Приступил к исполнению обязанностей начальника депо Высокогорное, как и пять лет назад в Тырме, в начале мая. Но от момента дачи мной согласия работать в депо Высокогорное до издания соответствующего приказа проходит несколько недель. Так что в апреле месяце я ещё раз успел побывать там в командировке. Парк тепловозов этого депо опять не обеспечивал перевозки грузов. По тому как дружно работники депо стали со мной здороваться, я понял, что они уже знают о предстоящей смене руководства депо. В разговоре Д.В. Воронковым – заместителем начальника депо по ремонту тепловозов – я описал, как меня норовили в Тырме заиметь на каком–нибудь семейном торжестве. Дмитрий Васильевич успокоит, мол, здесь другой контингент, который сам хочет попасть “на халяву” к кому-нибудь, но не звать к себе. Говорил он это больше с юмором, но точно, меня там этим не мучили.

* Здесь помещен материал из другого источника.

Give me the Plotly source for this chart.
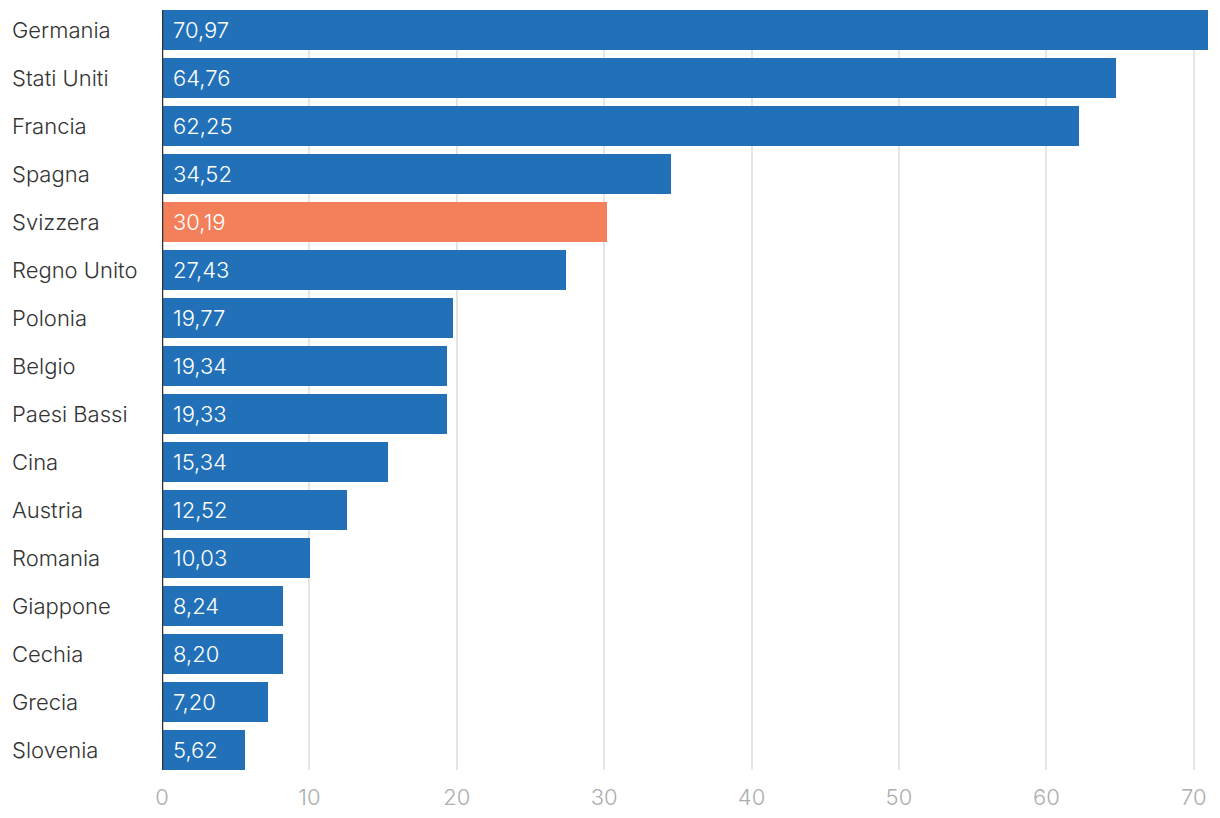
import plotly.graph_objects as go

countries = ["Germania", "Stati Uniti", "Francia", "Spagna", "Svizzera", "Regno Unito",
             "Polonia", "Belgio", "Paesi Bassi", "Cina", "Austria", "Romania",
             "Giappone", "Cechia", "Grecia", "Slovenia"]
values = [70.97, 64.76, 62.25, 34.52, 30.19, 27.43, 19.77, 19.34, 19.33, 15.34,
          12.52, 10.03, 8.24, 8.20, 7.20, 5.62]
highlight = "Svizzera"
x_ticks = [0, 10, 20, 30, 40, 50, 60, 70]

BLUE = "#2271b8"
ORANGE = "#f47f5b"
FONT = "Inter"

colors = [ORANGE if c == highlight else BLUE for c in countries]
labels = [f"{v:.2f}".replace(".", ",") for v in values]

fig = go.Figure(go.Bar(
    x=values, y=countries, orientation="h",
    marker=dict(color=colors, line=dict(width=0)),
    width=0.8333, hoverinfo="skip",
))

PLOT_W = 1204 - 154 - 4
annotations = []
for c, v, t in zip(countries, values, labels):
    annotations.append(dict(x=0, y=c, xref="x", yref="y", text=t, showarrow=False,
                            xanchor="left", xshift=9,
                            font=dict(family=FONT, size=22, color="white", weight=300)))
    annotations.append(dict(x=-152 / PLOT_W, y=c, xref="paper", yref="y", text=c,
                            showarrow=False, xanchor="left",
                            font=dict(family=FONT, size=22, color="#333333", weight=300)))

fig.update_layout(
    width=1204, height=802,
    margin=dict(l=154, r=4, t=2, b=40),
    plot_bgcolor="white", paper_bgcolor="white",
    showlegend=False,
    annotations=annotations,
    bargap=0,
    xaxis=dict(range=[0, 70.97], tickvals=x_ticks, showgrid=True, gridcolor="#e5e5e5",
               gridwidth=2, zeroline=False, showline=False, automargin=False,
               ticks="outside", ticklen=8, tickcolor="rgba(0,0,0,0)",
               tickfont=dict(family=FONT, size=22, color="#adadad", weight=300)),
    yaxis=dict(type="category", categoryorder="array", categoryarray=countries,
               range=[len(countries) - 1 + 0.41667, -0.41667], automargin=False,
               showticklabels=False, showgrid=False, zeroline=False, showline=False),
    shapes=[dict(type="line", xref="x", yref="paper", x0=0, x1=0, y0=0, y1=1,
                 line=dict(color="#333333", width=2.5), layer="above")],
)

fig.write_html("out.html")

Поселился я, как и в Тырме, в общежитии. Комнату немного обновил, из расчёта, что в будущем там будут поселяться командированные в депо из отделения и управления дороги. Так я объяснил заведующей, так она потом разъяснила дежурным. Это в последствие приведёт к казусу. Не помню, по какой причине, но в Высокогорную приехал в командировку заведующий транспортным отделом крайкома КПСС. Это редкий случай, если, вообще, не единичный. О существовании такой высокой партийной должности, конечно, дежурные по общежитию не знали. Поезд прибывал на станцию Высокогорная в два часа ночи. Встречал заведующего отделом секретарь парткома узла. Он знал, что в общежитии есть приличная комната для гостей, поэтому уверенно повёл высокого гостя в наше общежитие. А дежурная категорически отказалась его селить. Она убедилась, что он не с отделения дороги и даже не с управления ДВЖД, следовательно, ему там места нет. Секретарь парткома звонил мне на квартиру, а я был в командировке. В общем, он еле уговорил дежурную. Потом заведующий отделом припомнит мне этот эпизод. Не знать таких гостей, не в лицо, так по должности – непростительно!